Treasuries, AAA rated insured munis. The funds that hold them tend to
hold prices that are +- 10% from their mean OVER A PERIOD OF YEARS. Not
surprising, Very predictable investments. Not as predictable as money
markets, but pretty predictable. Treasuries don't fail, and the
rate of AAA munis is not much worse. Like the money markets, it takes a
severe market dislocation to toss them out of their trading range, and
when that occurs, other economic forces intervene to push them back
where they belong. (Example -- in the case of the AAA munis, it's pretty
obvious to me that the government, rightly or wrongly, is not going to
let more than a tiny fraction of stressed munis default on their bonds,
if any at all, at if any are permitted to default, it's going to be a
few small non-investment-grade issues. So, there's your "economic force"
intervening to hold the price.)
So, let's recap. I bought a bunch of bank rate, muni, and safe corporate
CEFs because (!!!!) they were spinning off nice dividends. If
that's all they do in this market, I'm probably ahead of the game.

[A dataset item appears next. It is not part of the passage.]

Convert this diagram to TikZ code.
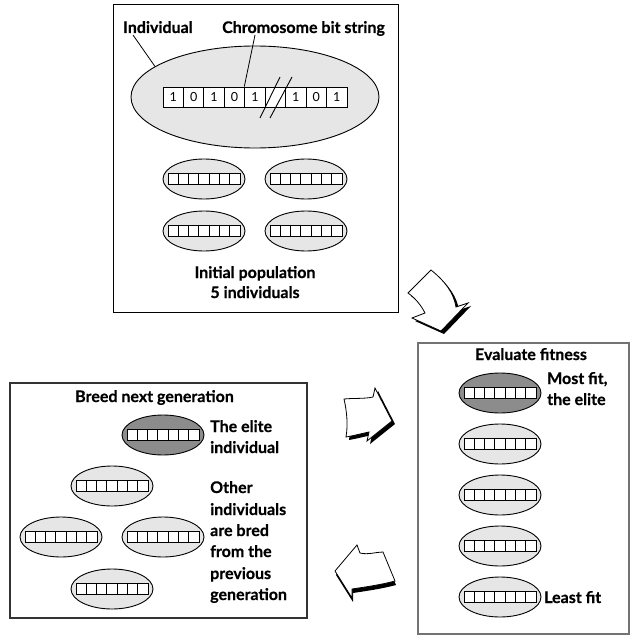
\documentclass[tikz,border=0pt]{standalone}
\usepackage{fontspec}
\setmainfont{Lato}[BoldFeatures={FakeBold=0.5}]
\usetikzlibrary{shapes.geometric,calc}
\definecolor{ellfill}{HTML}{E6E6E6}
\definecolor{elitefill}{HTML}{8C8C8C}
\definecolor{boxline}{HTML}{333333}
\tikzset{
  x=1pt,y=-1pt,
  lbl/.style={font=\fontsize{16}{19}\selectfont\bfseries, inner sep=0pt},
  ind/.style={ellipse, draw=black, line width=0.9pt, fill=ellfill, minimum width=82pt, minimum height=40pt, inner sep=0pt},
  eliteind/.style={ind, fill=elitefill},
  cell/.style={draw=black, fill=white, line width=0.8pt},
  bitcell/.style={draw=black, fill=white, line width=0.9pt, minimum width=20.44pt, minimum height=20pt, inner sep=0pt, font=\fontsize{12.5}{14}\selectfont},
  boxframe/.style={draw=boxline, line width=1.2pt},
  leader/.style={draw=black, line width=0.8pt},
  blockarrow/.style={fill=white, draw=black, line width=0.8pt, line join=miter},
  arrowshadow/.style={fill=black},
}
\newcommand\gaindiv[4]{%
  \node[#2] (#1) at (#3,#4) {};
  \foreach \k in {0,...,6} {\draw[cell] ({#3-36+\k*10.2857},{#4-5.5}) rectangle ++(10.2857,11);}
}
\begin{document}
\begin{tikzpicture}
\useasboundingbox (0,0) rectangle (632,639);
\fill[white] (0,0) rectangle (632,639);

% ---------- top box ----------
\draw[boxframe, draw=black, line width=1pt] (113,5) rectangle (398,312);
\node[ind, minimum width=248pt, minimum height=102pt] (bigell) at (255,97) {};
\foreach \b [count=\i] in {1,0,1,0,1,{},1,0,1} {
  \node[bitcell] (c\i) at ({163+20.44*(\i-0.5)},97) {\b};
}
\draw[line width=0.9pt] (260,118) -- (280,77);
\draw[line width=0.9pt] (270,118) -- (292,77);
\node[lbl, anchor=base west] (lblInd) at (123,33) {Individual};
\node[lbl, anchor=base west] (lblChr) at (222,33) {Chromosome bit string};
\draw[leader] ($(lblInd.base west)+(10,2)$) -- (bigell.163.5);
\draw[leader] ($(lblChr.base west)+(33,2)$) -- (c5.north west);
\gaindiv{t1}{ind}{204}{179}
\gaindiv{t2}{ind}{306}{179}
\gaindiv{t3}{ind}{204}{231}
\gaindiv{t4}{ind}{306}{231}
\node[lbl, anchor=base] (lblInit1) at (255,278) {Initial population};
\node[lbl, anchor=base] (lblInit2) at (255,298) {5 individuals};

% ---------- right box ----------
\draw[boxframe, draw=black!55, line width=1.5pt] (418,343) rectangle (629,634);
\node[lbl, anchor=base] (lblEval) at (531,360) {Evaluate fitness};
\gaindiv{r1}{eliteind}{500}{393}
\gaindiv{r2}{ind}{500}{444}
\gaindiv{r3}{ind}{500}{495}
\gaindiv{r4}{ind}{500}{546}
\gaindiv{r5}{ind}{500}{597}
\node[lbl, anchor=base west] (lblMost1) at (547,384) {Most fit,};
\node[lbl, anchor=base west] (lblMost2) at (547,405) {the elite};
\node[lbl, anchor=base west] (lblLeast) at (544,603) {Least fit};

% ---------- left box ----------
\draw[boxframe] (10,383) rectangle (307,618);
\node[lbl, anchor=base west] (lblBreed) at (75,402) {Breed next generation};
\gaindiv{l1}{eliteind}{163}{435}
\gaindiv{l2}{ind}{112}{486}
\gaindiv{l3}{ind}{61}{537}
\gaindiv{l4}{ind}{163}{537}
\gaindiv{l5}{ind}{112}{589}
\node[lbl, anchor=base west] (lblE1) at (210,432) {The elite};
\node[lbl, anchor=base west] (lblE2) at (210,453) {individual};
\node[lbl, anchor=base west] (lblO1) at (210,493) {Other};
\node[lbl, anchor=base west] (lblO2) at (210,515) {individuals};
\node[lbl, anchor=base west] (lblO3) at (210,536) {are bred};
\node[lbl, anchor=base west] (lblO4) at (210,557) {from the};
\node[lbl, anchor=base west] (lblO5) at (210,579) {previous};
\node[lbl, anchor=base west] (lblO6) at (210,600) {generation};

% ---------- block arrows ----------
% arrow 1: from top box down to evaluate box
\fill[arrowshadow, shift={(3,3)}] (408,293) -- (431,270) .. controls (446,282) and (454,294) .. (456,307) -- (468,303) -- (441,331) -- (412,318) -- (425,313) .. controls (421,305) and (415,298) .. cycle;
\path[blockarrow] (408,293) -- (431,270) .. controls (446,282) and (454,294) .. (456,307) -- (468,303) -- (441,331) -- (412,318) -- (425,313) .. controls (421,305) and (415,298) .. cycle;
% arrow 2: pointing right
\fill[arrowshadow, shift={(3,3)}] (344,399) .. controls (354,398) and (364,399) .. (373,397) -- (375,388) -- (392,421) -- (367,441) -- (369,432) .. controls (360,434) and (352,436) .. (346,437) .. controls (348,425) and (347,412) .. cycle;
\path[blockarrow] (344,399) .. controls (354,398) and (364,399) .. (373,397) -- (375,388) -- (392,421) -- (367,441) -- (369,432) .. controls (360,434) and (352,436) .. (346,437) .. controls (348,425) and (347,412) .. cycle;
% arrow 3: pointing left
\fill[arrowshadow, shift={(1,4)}] (383,552) -- (395,581) .. controls (380,585) and (365,587) .. (352,589) -- (352,598) -- (335,571) -- (357,545) -- (360,553) .. controls (368,555) and (376,552) .. cycle;
\path[blockarrow] (383,552) -- (395,581) .. controls (380,585) and (365,587) .. (352,589) -- (352,598) -- (335,571) -- (357,545) -- (360,553) .. controls (368,555) and (376,552) .. cycle;
\end{tikzpicture}
\end{document}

HOWEVER, because these are very safe investments that have huge
repercussions to institutions and people if they don't hold price, I
suspect they will also revert to their historical means (meaning 20-40%
appreciation over a couple of years) as the market dislocations heal.
That's it. Key point is that as standard deviations increase, the entire
concept of "reversion to mean" becomes useless because there is no
"historical mean" that is relevant. Volatility is way too high. Is COP a
45 dollar stock or a 100 dollar stock, traditionally? No way to answer
that, because it's too volatile. It could be a 45 dollar stock under one
set of conditions, and a 90 dollar stock on another. People disagree on
the value, so it moves. Not so with conservative investments. There is
underlying value backed, at its root, by a dividend stream.
So: After five years of spinning out dividends while trading in a range
from 15.1 to 12.6, IMT started to get frothy around in '08 (MBIA
controversies) dropped to 12.39 on 9/5/08, and over the next month,
dislocated to 7.91 on Oct 10. This is what we do as traders, isn't it?
To wait for an extreme swing, and try to determine if the swing was
rational or not? Well, they skipped a dividend in Nov, sent out a double
dip in Dec., and went right back to paying 6c a share monthly. Now it's
back up to 11 (went to 12, then pulled back this last week and half).
Nice. I was in at 8 and change, and I'm still getting half a percent a
month. (I should say also that I was considering shorting Treasuries
when they bubbled, because they've inverted the behavior of IMT (to me,
indicating that money was flowing out of AAA munis looking for even
safer havens) but this is a better deal, for now.)